Minister Sisulu reportedly refuses to take an office in the Department’s headquarters at Batho Pele house in the Pretoria CBD and has not visited the building used by 600 departmental staff since her appointment to the Public Service Ministry two months ago. Departmental spokesperson Ndivhuwo Mabaya is quoted as saying that the building is “derelict”, in the “wrong part of town” and “unsafe for ministerial staff”. The Minister reportedly now hosts departmental meetings at the nearby Colosseum Executive Suite Hotel.
In a reply to a DA parliamentary question received earlier this month, Minister Sisulu confirmed that the annual rental for the Department’s 14 000m2 premises is R19.19 million. The lease expired in November 2011, but the Department of Public Works is apparently negotiating an extension.
This situation raises a number of questions which I will be putting to the Minister in parliament:
- Why is her Department paying almost R1.6 million a month for a “derelict” building?

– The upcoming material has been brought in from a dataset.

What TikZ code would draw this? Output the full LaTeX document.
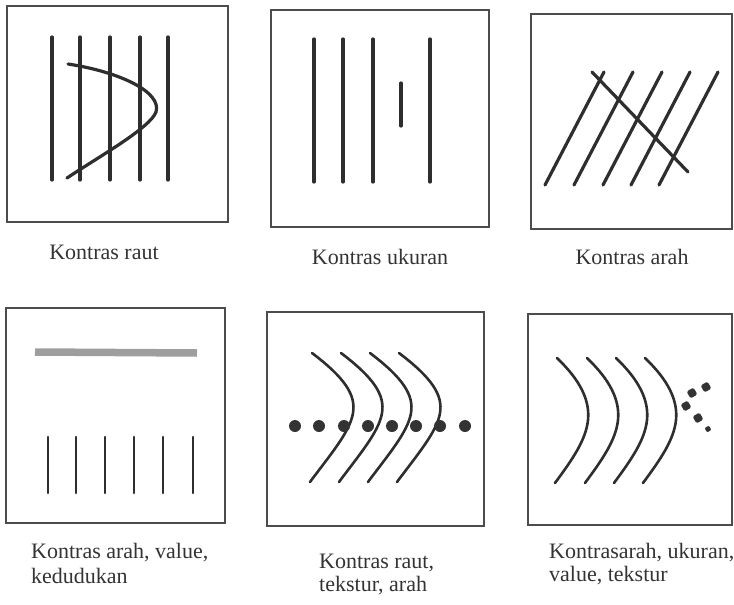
\documentclass[tikz,border=0pt]{standalone}
\usepackage{fontspec}
\setmainfont{Liberation Serif}
\begin{document}
\begin{tikzpicture}[x=1pt,y=-1pt,
  frame/.style={draw=black!70,line width=1.7pt},
  stroke/.style={draw=black!82,line width=3.2pt,line cap=round},
  thin stroke/.style={draw=black!82,line width=2.6pt,line cap=round},
  caption/.style={font=\fontsize{22}{26}\selectfont,text=black!80,inner sep=0pt},
  dot/.style={fill=black!80}]
\useasboundingbox (0,0) rectangle (734,605);
% ---------- panel 1: Kontras raut ----------
\draw[frame] (7,6) rectangle (228,222);
\foreach \x in {52,80,110,140,168} \draw[stroke] (\x,37) -- (\x,180);
\draw[stroke] (68,64) .. controls (120,72) and (162,92) .. (156,112)
  .. controls (150,128) and (100,156) .. (67,178);
\node[caption] (c1) at (104,252) {Kontras raut};
% ---------- panel 2: Kontras ukuran ----------
\draw[frame] (271,10) rectangle (489,227);
\foreach \x in {314,343,373,430} \draw[stroke] (\x,39) -- (\x,182);
\draw[stroke] (401,83) -- (401,126);
\node[caption] (c2) at (380,257) {Kontras ukuran};
% ---------- panel 3: Kontras arah ----------
\draw[frame] (531,14) rectangle (732,229);
\foreach \d in {0,29,58,86,114} \draw[stroke] (545+\d,185) -- (604+\d,72);
\draw[stroke] (592,72) -- (688,172);
\node[caption] (c3) at (632,257) {Kontras arah};
% ---------- panel 4: Kontras arah, value, kedudukan ----------
\draw[frame] (6,308) rectangle (225,523);
\draw[draw=black!38,line width=7.5pt] (35,352) -- (197,353);
\foreach \x in {48,76,105,134,163,193} \draw[thin stroke] (\x,437) -- (\x,493);
\node[caption,anchor=west] (c4a) at (31,553) {Kontras arah, value,};
\node[caption,anchor=west] (c4b) at (31,576) {kedudukan};
% ---------- panel 5: Kontras raut, tekstur, arah ----------
\draw[frame] (267,312) rectangle (484,526);
\foreach \d in {0,29,58,87}
  \draw[thin stroke] (312+\d,353) .. controls (345+\d,378) and (356+\d,395) .. (353+\d,413)
    .. controls (350+\d,432) and (330+\d,455) .. (310+\d,482);
\foreach \x in {295,319,344,368,392,416,440,465} \fill[dot] (\x,426) circle (6pt);
\node[caption,anchor=west] (c5a) at (319,563) {Kontras raut,};
\node[caption,anchor=west] (c5b) at (319,586) {tekstur, arah};
% ---------- panel 6: Kontrasarah, ukuran, value, tekstur ----------
\draw[frame] (528,314) rectangle (732,525);
\foreach \d in {0,30,59,88}
  \draw[thin stroke] (557+\d,358) .. controls (580+\d,380) and (590+\d,400) .. (588+\d,420)
    .. controls (586+\d,440) and (572+\d,460) .. (555+\d,483);
\foreach \px/\py in {692/393, 706/387, 686/406, 698/418}
  \fill[dot,rounded corners=1.5pt,rotate around={30:(\px,\py)}] (\px-4,\py-4) rectangle (\px+4,\py+4);
\fill[dot,rounded corners=1pt,rotate around={30:(708,429)}] (705.5,426.5) rectangle (710.5,431.5);
\node[caption,anchor=west] (c6a) at (549,553) {Kontrasarah, ukuran,};
\node[caption,anchor=west] (c6b) at (549,576) {value, tekstur};
\end{tikzpicture}
\end{document}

- How does she justify allowing 600 departmental staff to work in a building that she does not deem “safe”?
- Why are there negotiations under way to extend the lease for this building if it does not provide suitable office space?
- What is the financial impact of her decision to house her Ministry in an alternative building?
- How much is the department spending on conference venues at hotels for departmental meetings because the Minister refuses to enter her Department’s headquarters?
This Minister has a penchant for lavish spending. In the Department of Defence, she presided over a 300% increase in the cost of the Ministry. Over a five year period, she increased the cost of the Defence Ministry from R21 million to R65 million. She had a particularly extravagant year in 2010/2011, when the Ministry’s budget jumped to R97.3 million for the year. By contrast, Finance Minister Pravin Gordhan is able to run an efficient Ministry on R3.6 million (up from R2.4 million in 2008/2009).
The Batho Pele building was good enough for Minister Sisulu’s predecessors, including Geraldine Fraser-Moleketi, Richard Baloyi and the late Roy Padayachie. Public Service cannot foot the bill for special treatment for Minister Sisulu. She has to tell parliament why a building good enough for three previous Ministers and hundreds of public servants is not good enough for her.